● Request: Gather all lines in the entries that include the word "this".

====================

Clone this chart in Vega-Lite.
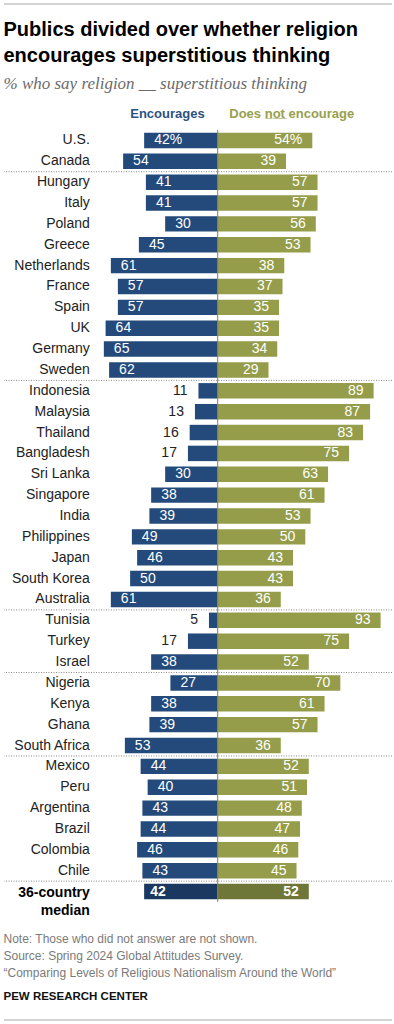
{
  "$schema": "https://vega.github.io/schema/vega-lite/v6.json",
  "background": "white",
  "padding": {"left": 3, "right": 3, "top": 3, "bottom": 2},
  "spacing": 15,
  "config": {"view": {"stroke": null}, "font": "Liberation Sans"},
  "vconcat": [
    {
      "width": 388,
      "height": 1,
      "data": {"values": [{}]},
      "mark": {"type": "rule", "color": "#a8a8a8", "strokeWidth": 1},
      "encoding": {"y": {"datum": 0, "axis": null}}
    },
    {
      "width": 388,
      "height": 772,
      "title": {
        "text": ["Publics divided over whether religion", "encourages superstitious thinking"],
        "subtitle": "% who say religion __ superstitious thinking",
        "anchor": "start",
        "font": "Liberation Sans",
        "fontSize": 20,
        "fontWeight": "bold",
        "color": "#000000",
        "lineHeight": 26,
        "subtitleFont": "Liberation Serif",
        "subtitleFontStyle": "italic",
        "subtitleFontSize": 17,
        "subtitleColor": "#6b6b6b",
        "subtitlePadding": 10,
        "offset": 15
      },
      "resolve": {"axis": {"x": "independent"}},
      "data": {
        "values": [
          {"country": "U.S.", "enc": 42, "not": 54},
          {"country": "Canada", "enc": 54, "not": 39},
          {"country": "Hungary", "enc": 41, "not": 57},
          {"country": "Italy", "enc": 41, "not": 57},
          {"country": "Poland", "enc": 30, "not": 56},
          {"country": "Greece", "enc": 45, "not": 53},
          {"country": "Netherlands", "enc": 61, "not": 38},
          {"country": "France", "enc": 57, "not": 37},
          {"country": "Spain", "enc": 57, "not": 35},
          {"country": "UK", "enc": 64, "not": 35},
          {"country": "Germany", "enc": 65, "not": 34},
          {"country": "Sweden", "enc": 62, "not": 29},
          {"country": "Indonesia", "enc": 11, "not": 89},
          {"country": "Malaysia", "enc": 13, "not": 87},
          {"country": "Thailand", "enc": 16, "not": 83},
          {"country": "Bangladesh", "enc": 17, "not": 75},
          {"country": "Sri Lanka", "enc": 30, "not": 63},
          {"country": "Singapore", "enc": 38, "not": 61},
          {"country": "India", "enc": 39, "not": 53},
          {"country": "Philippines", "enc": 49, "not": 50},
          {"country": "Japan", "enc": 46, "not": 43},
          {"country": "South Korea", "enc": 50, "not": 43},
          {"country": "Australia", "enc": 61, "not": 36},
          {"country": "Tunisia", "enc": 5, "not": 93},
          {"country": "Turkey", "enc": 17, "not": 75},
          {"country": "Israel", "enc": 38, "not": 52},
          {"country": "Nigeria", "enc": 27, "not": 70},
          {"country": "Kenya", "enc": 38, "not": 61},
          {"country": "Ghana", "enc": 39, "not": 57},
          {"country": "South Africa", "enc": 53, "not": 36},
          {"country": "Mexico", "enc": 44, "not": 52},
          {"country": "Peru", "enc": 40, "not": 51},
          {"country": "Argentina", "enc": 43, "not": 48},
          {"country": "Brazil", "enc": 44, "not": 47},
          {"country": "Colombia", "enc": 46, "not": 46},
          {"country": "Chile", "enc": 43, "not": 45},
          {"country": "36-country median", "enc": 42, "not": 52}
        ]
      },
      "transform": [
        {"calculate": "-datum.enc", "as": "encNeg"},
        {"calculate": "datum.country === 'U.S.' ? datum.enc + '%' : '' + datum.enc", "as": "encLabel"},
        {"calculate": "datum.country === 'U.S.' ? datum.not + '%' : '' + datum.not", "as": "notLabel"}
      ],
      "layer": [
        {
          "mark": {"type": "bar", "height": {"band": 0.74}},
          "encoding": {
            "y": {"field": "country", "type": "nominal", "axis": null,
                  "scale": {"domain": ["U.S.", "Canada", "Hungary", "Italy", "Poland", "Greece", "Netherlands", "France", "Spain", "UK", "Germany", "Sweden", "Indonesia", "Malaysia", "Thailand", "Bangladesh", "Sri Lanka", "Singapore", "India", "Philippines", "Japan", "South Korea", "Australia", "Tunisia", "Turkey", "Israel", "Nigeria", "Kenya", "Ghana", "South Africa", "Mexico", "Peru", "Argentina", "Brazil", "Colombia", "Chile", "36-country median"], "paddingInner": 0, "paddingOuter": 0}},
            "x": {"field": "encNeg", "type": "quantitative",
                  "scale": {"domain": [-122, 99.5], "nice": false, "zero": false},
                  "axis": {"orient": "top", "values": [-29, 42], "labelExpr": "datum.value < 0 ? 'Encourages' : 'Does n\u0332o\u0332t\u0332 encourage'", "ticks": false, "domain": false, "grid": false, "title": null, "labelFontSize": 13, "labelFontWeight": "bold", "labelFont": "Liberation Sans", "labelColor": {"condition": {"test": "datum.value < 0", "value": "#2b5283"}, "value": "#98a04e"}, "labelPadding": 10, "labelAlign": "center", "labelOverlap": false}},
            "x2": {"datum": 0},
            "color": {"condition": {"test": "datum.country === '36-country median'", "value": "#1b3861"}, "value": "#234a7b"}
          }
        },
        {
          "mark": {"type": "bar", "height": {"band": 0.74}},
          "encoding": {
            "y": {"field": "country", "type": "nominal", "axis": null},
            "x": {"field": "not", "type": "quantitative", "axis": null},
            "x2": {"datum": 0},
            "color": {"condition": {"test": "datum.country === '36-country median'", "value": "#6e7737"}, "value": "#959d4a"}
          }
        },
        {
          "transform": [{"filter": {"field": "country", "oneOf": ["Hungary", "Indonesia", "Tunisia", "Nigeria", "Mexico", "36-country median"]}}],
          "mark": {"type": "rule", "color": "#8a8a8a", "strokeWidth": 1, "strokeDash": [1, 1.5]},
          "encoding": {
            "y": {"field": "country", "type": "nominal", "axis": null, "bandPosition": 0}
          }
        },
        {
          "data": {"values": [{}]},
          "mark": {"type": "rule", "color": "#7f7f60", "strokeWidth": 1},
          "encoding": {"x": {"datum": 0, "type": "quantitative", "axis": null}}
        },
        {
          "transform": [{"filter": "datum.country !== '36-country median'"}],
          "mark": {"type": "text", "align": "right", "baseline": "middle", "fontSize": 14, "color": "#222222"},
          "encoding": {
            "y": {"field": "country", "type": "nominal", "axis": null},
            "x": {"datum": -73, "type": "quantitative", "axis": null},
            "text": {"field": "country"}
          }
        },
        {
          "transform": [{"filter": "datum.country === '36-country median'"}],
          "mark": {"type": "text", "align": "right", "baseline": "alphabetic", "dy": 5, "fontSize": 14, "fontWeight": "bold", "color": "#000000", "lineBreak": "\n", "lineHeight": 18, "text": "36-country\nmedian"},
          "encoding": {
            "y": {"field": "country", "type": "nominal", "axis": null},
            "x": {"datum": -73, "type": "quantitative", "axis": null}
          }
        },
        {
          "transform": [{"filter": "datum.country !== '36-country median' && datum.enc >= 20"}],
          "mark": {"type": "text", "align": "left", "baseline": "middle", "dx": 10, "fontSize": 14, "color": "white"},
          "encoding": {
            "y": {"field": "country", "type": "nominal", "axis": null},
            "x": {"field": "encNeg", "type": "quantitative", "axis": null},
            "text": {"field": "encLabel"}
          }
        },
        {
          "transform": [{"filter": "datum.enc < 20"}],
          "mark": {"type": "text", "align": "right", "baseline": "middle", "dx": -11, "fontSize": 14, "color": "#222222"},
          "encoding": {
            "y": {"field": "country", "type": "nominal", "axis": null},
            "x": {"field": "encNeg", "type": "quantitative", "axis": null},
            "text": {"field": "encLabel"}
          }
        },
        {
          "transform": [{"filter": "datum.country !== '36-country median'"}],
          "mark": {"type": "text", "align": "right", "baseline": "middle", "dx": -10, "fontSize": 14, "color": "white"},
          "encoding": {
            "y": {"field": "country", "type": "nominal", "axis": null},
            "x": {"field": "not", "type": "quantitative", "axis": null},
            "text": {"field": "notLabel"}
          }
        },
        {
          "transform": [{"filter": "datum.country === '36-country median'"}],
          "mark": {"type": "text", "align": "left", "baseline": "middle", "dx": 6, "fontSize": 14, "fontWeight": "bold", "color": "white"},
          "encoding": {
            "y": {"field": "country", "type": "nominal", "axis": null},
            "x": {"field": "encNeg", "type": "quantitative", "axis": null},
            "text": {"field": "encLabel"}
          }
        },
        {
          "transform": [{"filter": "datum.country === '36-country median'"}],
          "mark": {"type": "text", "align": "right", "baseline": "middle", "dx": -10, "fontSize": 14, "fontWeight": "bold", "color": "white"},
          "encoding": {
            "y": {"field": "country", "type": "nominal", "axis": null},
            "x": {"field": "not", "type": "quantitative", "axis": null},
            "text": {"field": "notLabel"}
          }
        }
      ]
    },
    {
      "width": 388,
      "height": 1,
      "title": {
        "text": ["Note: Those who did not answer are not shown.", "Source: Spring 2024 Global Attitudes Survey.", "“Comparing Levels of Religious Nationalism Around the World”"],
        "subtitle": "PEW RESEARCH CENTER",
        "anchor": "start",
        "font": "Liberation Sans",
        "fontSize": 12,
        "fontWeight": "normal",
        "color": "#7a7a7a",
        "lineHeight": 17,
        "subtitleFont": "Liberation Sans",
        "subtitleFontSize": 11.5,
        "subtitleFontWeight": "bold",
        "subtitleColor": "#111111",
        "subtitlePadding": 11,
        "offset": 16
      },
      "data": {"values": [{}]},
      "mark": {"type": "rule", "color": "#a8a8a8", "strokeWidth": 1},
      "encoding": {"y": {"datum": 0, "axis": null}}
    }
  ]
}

====================

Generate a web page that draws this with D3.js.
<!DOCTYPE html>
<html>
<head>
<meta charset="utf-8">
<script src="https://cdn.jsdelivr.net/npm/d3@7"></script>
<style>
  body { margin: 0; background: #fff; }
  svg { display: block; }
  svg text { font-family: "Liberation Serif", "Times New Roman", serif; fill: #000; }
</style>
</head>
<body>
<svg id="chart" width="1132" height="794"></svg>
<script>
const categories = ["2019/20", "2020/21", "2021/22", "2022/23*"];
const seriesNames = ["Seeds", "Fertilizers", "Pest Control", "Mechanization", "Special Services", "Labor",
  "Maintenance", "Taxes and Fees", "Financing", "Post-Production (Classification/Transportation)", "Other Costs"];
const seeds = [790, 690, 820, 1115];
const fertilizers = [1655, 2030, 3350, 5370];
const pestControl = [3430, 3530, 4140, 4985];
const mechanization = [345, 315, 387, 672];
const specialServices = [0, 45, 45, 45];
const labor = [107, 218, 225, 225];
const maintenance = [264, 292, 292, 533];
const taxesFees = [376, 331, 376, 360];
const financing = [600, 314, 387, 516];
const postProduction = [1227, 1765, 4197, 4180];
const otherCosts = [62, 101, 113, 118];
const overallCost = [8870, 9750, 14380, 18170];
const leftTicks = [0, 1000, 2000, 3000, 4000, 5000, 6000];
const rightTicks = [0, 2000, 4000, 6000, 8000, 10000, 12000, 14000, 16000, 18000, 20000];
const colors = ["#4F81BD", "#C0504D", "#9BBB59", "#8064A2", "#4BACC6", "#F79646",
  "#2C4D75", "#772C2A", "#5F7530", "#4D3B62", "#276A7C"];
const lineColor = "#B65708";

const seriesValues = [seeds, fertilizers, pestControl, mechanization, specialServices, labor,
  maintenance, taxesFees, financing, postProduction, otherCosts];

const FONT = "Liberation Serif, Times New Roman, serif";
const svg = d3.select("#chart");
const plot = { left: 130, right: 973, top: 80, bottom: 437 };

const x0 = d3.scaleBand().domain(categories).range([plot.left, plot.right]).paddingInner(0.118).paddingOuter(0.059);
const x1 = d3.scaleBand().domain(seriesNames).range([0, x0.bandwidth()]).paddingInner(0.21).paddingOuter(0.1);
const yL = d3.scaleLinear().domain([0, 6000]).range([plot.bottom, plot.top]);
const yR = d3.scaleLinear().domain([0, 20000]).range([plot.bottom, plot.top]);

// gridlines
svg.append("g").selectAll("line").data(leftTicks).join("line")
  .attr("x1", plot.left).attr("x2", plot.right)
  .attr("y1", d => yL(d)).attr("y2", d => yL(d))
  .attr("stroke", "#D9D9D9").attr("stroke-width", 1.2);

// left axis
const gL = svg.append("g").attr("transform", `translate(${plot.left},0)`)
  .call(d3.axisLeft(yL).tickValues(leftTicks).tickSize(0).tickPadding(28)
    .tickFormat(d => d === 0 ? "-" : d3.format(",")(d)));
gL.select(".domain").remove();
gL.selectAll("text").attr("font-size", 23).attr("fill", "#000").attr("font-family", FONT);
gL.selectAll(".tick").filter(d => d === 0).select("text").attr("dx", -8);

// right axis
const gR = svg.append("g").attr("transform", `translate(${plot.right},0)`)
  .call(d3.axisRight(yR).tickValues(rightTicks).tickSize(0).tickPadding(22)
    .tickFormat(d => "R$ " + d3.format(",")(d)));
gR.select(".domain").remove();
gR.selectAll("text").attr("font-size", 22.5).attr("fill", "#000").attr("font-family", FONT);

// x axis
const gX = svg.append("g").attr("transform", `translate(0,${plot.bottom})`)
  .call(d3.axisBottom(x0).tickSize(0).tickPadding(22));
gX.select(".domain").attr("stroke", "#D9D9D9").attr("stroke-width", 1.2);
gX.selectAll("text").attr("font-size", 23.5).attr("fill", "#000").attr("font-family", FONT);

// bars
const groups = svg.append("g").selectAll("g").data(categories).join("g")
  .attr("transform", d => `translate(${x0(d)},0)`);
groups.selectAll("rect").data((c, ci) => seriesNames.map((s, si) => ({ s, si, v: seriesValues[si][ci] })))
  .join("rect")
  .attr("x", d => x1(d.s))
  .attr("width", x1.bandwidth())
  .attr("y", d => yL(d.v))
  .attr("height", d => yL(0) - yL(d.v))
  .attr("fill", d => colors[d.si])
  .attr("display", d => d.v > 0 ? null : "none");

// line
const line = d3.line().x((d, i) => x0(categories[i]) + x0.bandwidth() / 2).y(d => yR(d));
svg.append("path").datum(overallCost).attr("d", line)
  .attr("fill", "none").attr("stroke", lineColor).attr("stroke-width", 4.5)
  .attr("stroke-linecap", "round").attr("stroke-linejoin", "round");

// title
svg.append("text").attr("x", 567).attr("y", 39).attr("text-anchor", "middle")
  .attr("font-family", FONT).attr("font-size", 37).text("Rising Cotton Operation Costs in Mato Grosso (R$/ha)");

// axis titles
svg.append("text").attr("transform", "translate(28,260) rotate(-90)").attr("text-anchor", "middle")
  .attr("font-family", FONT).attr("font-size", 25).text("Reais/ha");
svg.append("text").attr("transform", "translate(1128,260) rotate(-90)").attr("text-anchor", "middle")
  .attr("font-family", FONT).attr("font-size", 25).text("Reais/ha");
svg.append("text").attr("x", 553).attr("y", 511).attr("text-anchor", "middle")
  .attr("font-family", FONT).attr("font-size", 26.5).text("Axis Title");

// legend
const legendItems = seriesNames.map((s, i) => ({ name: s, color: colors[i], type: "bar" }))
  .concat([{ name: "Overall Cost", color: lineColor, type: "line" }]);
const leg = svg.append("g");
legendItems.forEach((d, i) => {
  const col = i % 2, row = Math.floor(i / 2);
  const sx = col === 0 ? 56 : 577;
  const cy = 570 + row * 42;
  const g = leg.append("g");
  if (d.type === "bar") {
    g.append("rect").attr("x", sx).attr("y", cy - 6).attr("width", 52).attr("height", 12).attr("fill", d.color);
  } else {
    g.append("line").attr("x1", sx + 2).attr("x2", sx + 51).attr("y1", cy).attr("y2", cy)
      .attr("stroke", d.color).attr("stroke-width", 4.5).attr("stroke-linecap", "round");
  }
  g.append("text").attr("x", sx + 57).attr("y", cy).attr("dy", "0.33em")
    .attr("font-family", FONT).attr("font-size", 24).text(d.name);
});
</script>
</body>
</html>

====================

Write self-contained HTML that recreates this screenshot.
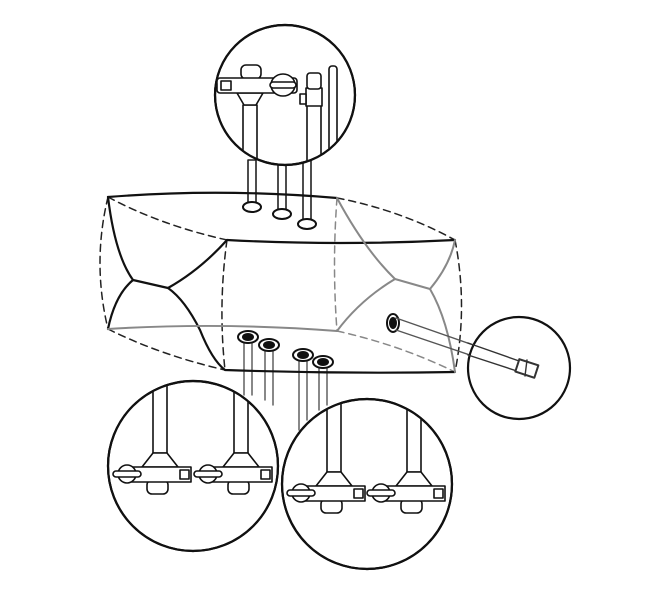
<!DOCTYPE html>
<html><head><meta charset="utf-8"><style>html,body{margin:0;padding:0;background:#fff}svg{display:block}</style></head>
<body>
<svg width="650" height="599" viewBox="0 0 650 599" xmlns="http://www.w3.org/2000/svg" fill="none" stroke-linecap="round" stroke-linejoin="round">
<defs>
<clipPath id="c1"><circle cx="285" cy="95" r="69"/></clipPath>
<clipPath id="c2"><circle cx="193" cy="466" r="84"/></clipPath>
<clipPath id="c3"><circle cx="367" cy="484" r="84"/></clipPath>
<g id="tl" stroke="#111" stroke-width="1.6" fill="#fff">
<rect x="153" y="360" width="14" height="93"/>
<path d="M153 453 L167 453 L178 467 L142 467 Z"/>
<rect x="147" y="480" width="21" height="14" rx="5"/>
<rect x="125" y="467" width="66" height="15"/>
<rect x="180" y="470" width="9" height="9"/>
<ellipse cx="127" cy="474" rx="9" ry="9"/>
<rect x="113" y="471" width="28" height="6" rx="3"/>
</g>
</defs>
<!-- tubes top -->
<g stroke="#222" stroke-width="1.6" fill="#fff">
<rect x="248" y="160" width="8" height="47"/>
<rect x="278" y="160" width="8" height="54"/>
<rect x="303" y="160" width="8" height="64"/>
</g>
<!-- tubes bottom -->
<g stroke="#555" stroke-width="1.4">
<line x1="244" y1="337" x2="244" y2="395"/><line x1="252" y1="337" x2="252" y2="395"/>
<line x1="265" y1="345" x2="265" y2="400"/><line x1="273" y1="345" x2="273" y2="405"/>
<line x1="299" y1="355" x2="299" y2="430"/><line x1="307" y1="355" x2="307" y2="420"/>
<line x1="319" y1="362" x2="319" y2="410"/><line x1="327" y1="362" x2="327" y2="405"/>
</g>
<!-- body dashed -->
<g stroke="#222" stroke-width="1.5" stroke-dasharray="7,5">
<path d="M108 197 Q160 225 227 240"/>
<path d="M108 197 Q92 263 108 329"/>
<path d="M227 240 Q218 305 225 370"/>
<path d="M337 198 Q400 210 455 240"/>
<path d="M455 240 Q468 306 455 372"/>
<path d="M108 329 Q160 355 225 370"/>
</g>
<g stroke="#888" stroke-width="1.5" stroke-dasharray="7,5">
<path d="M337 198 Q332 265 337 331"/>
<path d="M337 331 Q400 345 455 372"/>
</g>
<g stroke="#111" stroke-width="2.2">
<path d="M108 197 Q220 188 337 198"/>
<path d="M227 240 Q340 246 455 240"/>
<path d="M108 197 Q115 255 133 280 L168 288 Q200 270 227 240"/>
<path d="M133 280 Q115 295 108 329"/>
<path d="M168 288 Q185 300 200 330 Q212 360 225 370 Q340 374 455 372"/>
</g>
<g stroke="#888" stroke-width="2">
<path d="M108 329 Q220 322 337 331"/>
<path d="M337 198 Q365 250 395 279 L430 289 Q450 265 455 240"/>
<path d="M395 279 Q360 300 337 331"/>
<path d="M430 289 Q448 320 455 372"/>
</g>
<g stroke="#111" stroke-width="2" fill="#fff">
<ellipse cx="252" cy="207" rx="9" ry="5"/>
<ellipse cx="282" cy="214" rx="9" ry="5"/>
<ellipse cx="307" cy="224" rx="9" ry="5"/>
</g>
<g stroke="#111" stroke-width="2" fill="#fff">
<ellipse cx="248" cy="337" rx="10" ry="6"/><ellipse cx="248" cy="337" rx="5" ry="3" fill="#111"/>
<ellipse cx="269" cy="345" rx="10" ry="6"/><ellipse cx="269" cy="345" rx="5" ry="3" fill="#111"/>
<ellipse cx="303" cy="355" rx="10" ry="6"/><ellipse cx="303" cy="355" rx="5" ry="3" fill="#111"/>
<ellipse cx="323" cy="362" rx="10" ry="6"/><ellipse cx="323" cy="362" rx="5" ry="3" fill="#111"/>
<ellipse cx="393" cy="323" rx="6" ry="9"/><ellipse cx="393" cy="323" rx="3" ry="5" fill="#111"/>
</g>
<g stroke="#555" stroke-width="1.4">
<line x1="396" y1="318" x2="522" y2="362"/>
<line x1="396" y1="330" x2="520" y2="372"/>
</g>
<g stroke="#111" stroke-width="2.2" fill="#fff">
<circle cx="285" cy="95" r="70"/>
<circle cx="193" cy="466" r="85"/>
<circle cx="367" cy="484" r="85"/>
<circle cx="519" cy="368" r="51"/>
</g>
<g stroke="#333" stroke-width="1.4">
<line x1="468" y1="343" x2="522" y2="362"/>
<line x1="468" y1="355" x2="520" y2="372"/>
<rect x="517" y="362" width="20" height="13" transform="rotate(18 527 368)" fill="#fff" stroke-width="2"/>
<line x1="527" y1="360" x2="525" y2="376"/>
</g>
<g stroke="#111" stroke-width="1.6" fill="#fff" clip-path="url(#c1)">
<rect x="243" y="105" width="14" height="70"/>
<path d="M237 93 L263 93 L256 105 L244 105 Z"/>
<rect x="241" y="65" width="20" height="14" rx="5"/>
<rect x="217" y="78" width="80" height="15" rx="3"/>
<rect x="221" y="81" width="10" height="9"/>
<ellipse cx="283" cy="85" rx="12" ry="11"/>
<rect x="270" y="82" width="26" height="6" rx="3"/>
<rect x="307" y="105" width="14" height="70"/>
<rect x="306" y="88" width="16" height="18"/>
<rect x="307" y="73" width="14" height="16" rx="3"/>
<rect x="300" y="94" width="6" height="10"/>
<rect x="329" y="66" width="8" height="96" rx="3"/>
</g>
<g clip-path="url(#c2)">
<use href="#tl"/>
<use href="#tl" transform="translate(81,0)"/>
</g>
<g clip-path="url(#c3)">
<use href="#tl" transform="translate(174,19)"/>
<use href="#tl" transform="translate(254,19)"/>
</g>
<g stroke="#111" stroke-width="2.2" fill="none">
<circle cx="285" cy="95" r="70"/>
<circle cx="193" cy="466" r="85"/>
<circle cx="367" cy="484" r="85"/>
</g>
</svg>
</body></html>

====================

● Reply:
Clone this chart in Vega-Lite.
Generate a web page that draws this with D3.js.
Write self-contained HTML that recreates this screenshot.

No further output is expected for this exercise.